Spacers for 3D Textiles as Reinforcement in Cement Composites: Influence on the Flexural and Cracking Behavior

Discrete spacers allow to transversally connect planar textiles and to transform them into pseudo-3D architectures. These 3D textiles can provide the optimal reinforcement in cement composites as the concrete casting process is enhanced and the textile placement within the mould is well-controlled. This research investigated the effect of discrete spacer connections on the flexural properties and cracking behaviour of TRCs and performed a comparison with equivalent 2D TRC systems (same in-plane textiles but without connections) and with knitted 3D textiles.
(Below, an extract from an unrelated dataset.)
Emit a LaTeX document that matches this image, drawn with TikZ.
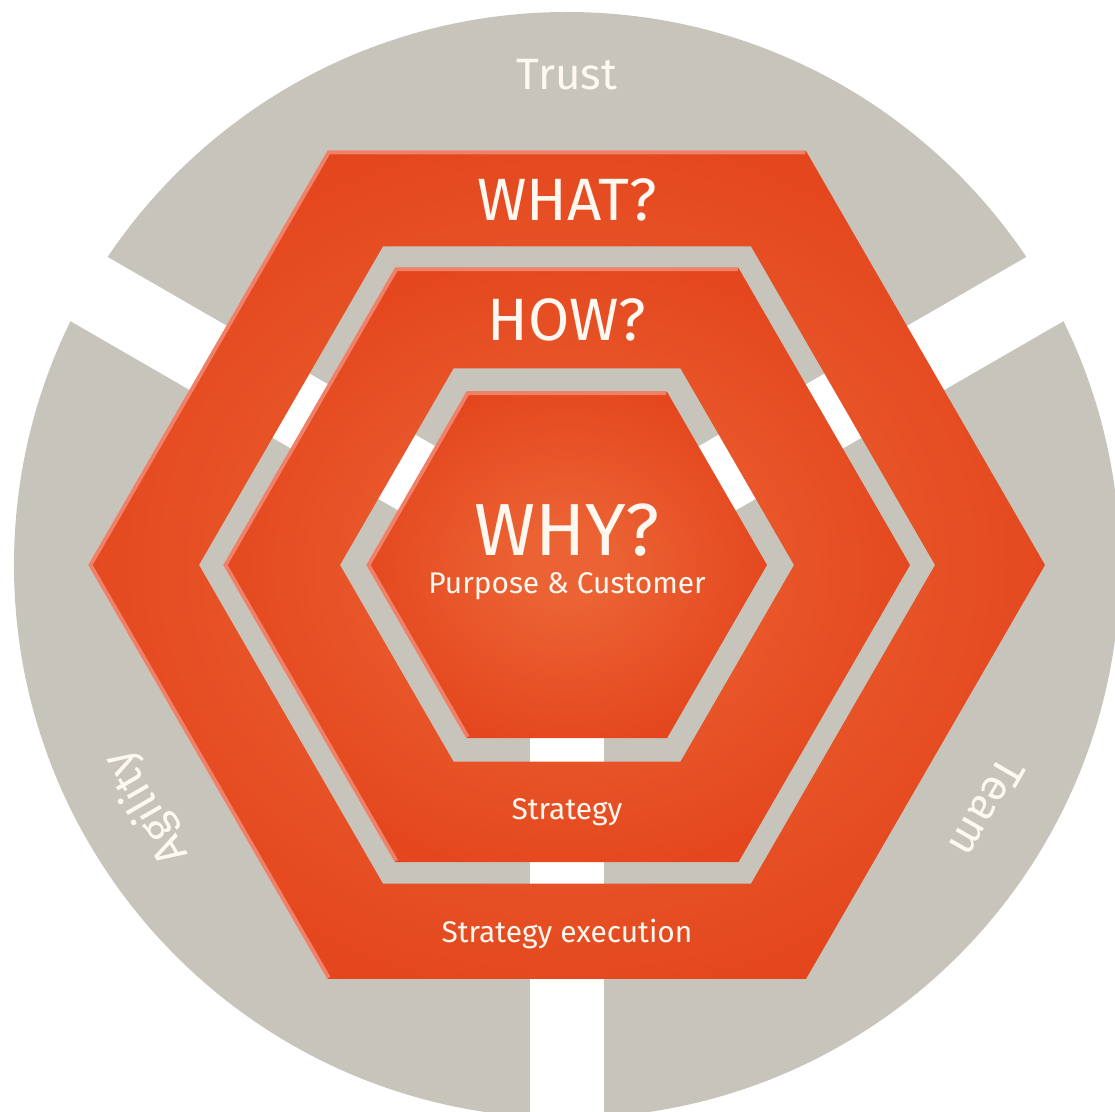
\documentclass[tikz,border=0pt]{standalone}
\usepackage{xcolor}
\usepackage{fontspec}
\setmainfont{Fira Sans}
\usepackage{tikz}

\definecolor{ringgrey}{HTML}{C7C5BB}
\definecolor{hexdark}{HTML}{E13913}
\definecolor{hexlight}{HTML}{EB6334}
\definecolor{hexedge}{HTML}{F08068}
\definecolor{labelwhite}{HTML}{FFF8F0}
\pgfdeclareradialshading{hexglow}{\pgfpoint{0bp}{0bp}}{color(0bp)=(hexlight); color(5bp)=(hexlight); color(37bp)=(hexdark); color(50bp)=(hexdark)}

\newcommand{\hexoutline}[1]{(0:#1) -- (60:#1) -- (120:#1) -- (180:#1) -- (240:#1) -- (300:#1) -- cycle}
\newcommand{\hexbevel}[1]{(60:#1) -- (120:#1) -- (180:#1) -- (240:#1)}

\begin{document}
\begin{tikzpicture}[x=0.01cm, y=0.01cm,
  hexfill/.style={shading=hexglow, even odd rule},
  edgeline/.style={draw=hexedge, line width=1.1pt, line join=miter},
  title/.style={text=labelwhite, anchor=base, font=\fontsize{17}{20}\selectfont},
  bigtitle/.style={text=labelwhite, anchor=base, font=\fontsize{21}{25}\selectfont},
  caption/.style={text=labelwhite, anchor=base, font=\fontsize{8.5}{10}\selectfont},
  rim/.style={text=labelwhite, font=\fontsize{12.5}{15}\selectfont}]

 \useasboundingbox (-567, -547) rectangle (548, 565);
 \clip (-567, -547) rectangle (548, 565);

 % grey disc, cut by three white spokes
 \fill [ringgrey] (0, 0) circle (553);
 \foreach \a in {30, 150, 270}
  \draw [white, line width=0.74cm] (0, 0) -- (\a:620);

 % WHAT, HOW and WHY
 \shade [hexfill] \hexoutline{478} \hexoutline{368};
 \draw [edgeline] \hexbevel{476.5};
 \shade [hexfill] \hexoutline{343} \hexoutline{227};
 \draw [edgeline] \hexbevel{341.5};
 \shade [hexfill] \hexoutline{200};
 \draw [edgeline] \hexbevel{198.5};

 \node [title] (what) at (0, 344) {WHAT?};
 \node [title] (how) at (0, 224) {HOW?};
 \node [bigtitle] (why) at (0, 10) {WHY?};
 \node [caption] (purpose) at (0, -28) {Purpose \& Customer};
 \node [caption] (strategy) at (0, -254) {Strategy};
 \node [caption] (execution) at (0, -377) {Strategy execution};

 % words on the grey rim
 \node [rim, anchor=base] (trust) at (0, 475) {Trust};
 \node [rim, rotate=120] (agility) at (210:485) {Agility};
 \node [rim, rotate=-120] (team) at (-30:485) {Team};
\end{tikzpicture}
\end{document}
Additional investigated parameters were the material of the reinforcement (glass, carbon) and the density of the textile (fibre volume fraction of the composite). A four-point bending experimental campaign was conducted on four different textile configurations containing (i) no connections (ref), (ii) four spacer connections distributed over the shear zone, (iii) nine spacer connections distributed over the entire length between the supports (both shear and constant moment zone) and (iv) 3D knitted connections. The spacer connections resulted in a pronounced post-cracking stiffness increase and a positive influence on the crack formation of the TRC. Their influence was however dependent on the fibre volume fraction (Vf) of the in-plane reinforcement; configurations with a higher Vf required a higher degree of connections to showing a post-cracking stiffness increase.